A type system classifies values into types and enforces rules on their use, catching classes of errors and acting as machine-checked documentation.

A type system is the part of a programming language that classifies values into types — such as integer, string, boolean, or user-defined types — and defines which operations are valid on each. By enforcing these rules, a type system rejects programs that would combine values in nonsensical ways, like adding a number to a function.

How It Works

The type system checks that operations match the types of their operands. This checking can happen at compile time (static typing) or at run time (dynamic typing). Type systems vary in expressiveness: simple ones track primitive types, while advanced ones support generics, algebraic data types, union and intersection types, and even type inference that deduces types automatically so the programmer writes fewer annotations. Languages also differ in strength — how strictly they prevent implicit, error-prone conversions between types. A sound type system guarantees that well-typed programs cannot exhibit certain runtime errors.

Why It Matters

Type systems are a form of lightweight, always-on verification.

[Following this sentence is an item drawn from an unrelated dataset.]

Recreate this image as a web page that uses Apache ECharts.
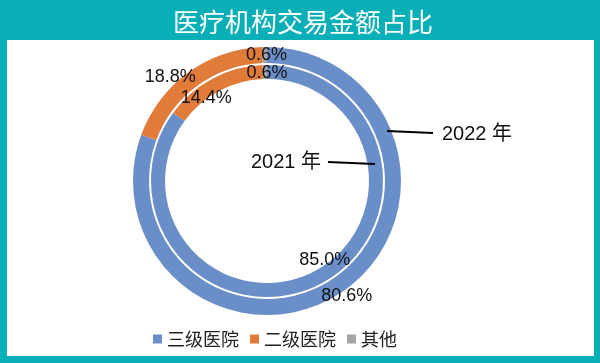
<!DOCTYPE html>
<html><head><meta charset="utf-8">
<script src="https://cdn.jsdelivr.net/npm/echarts@6/dist/echarts.min.js"></script>
<style>html,body{margin:0;padding:0;background:#09AFB7}#c{width:600px;height:363px}</style>
</head><body><div id="c"></div>
<script>
const categories = ['三级医院', '二级医院', '其他'];
const values2022 = [80.6, 18.8, 0.6];
const values2021 = [85.0, 14.4, 0.6];
const colors = ['#6A8FC8', '#E07B39', '#A5A5A5'];
const titleText = '医疗机构交易金额占比';
const ringLabels = ['2022 年', '2021 年'];

const font = '"Liberation Sans", "Noto Sans CJK SC", sans-serif';
const outerOffsets = [[6, 9], [-21, 0], [2, 3]];
const innerOffsets = [[7, -21], [-8, 16], [2, 4]];

function makeData(vals, offs) {
  return vals.map((v, i) => ({
    name: categories[i], value: v,
    itemStyle: { color: colors[i] },
    label: { offset: offs[i] }
  }));
}

const chart = echarts.init(document.getElementById('c'), null, { renderer: 'canvas' });
const labelCommon = {
  show: true, position: 'inside', color: '#111', fontSize: 18, fontFamily: font,
  formatter: p => p.value.toFixed(1) + '%'
};
chart.setOption({
  backgroundColor: '#09AFB7',
  animation: false,
  graphic: [
    { type: 'rect', z: -10, shape: { x: 7, y: 40, width: 587, height: 316 }, style: { fill: '#ffffff' } },
    { type: 'text', x: 303, y: 9, style: { text: titleText, fill: '#ffffff', fontSize: 26, align: 'center', fontFamily: '"Noto Sans CJK SC", sans-serif' } },
    { type: 'line', shape: { x1: 387, y1: 131, x2: 433, y2: 133 }, style: { stroke: '#000', lineWidth: 2 }, z: 100 },
    { type: 'text', x: 442, y: 124, style: { text: ringLabels[0], fill: '#111', fontSize: 20, fontFamily: font } },
    { type: 'line', shape: { x1: 328, y1: 162, x2: 375, y2: 164 }, style: { stroke: '#000', lineWidth: 2 }, z: 100 },
    { type: 'text', x: 251, y: 152, style: { text: ringLabels[1], fill: '#111', fontSize: 20, fontFamily: font } }
  ],
  legend: {
    left: 148, top: 325, itemWidth: 9, itemHeight: 9, itemGap: 11, icon: 'rect',
    data: categories,
    textStyle: { color: '#222', fontSize: 18, fontFamily: '"Noto Sans CJK SC", sans-serif' }
  },
  series: [
    {
      name: '2022', type: 'pie', center: [267, 181], radius: [118, 134], startAngle: 90,
      clockwise: true, label: labelCommon, labelLine: { show: false },
      emphasis: { disabled: true },
      data: makeData(values2022, outerOffsets)
    },
    {
      name: '2021', type: 'pie', center: [267, 181], radius: [102, 116], startAngle: 90,
      clockwise: true, label: labelCommon, labelLine: { show: false },
      emphasis: { disabled: true },
      data: makeData(values2021, innerOffsets)
    }
  ]
});
</script></body></html>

They catch bugs such as passing the wrong argument or misspelling a field, often before the code ever runs. They serve as machine-checked documentation, power editor features like autocomplete and refactoring, and contribute to memory safety by preventing invalid operations. Richer type systems can encode invariants directly, making illegal states unrepresentable.

The trade-off is that stricter typing can require more upfront effort and can feel restrictive, which is part of why languages span a spectrum from dynamically to strongly statically typed.

Related Terms

Static typing and dynamic typing describe when type checks occur. A strong type system supports memory safety, and compilation is where static checks typically run.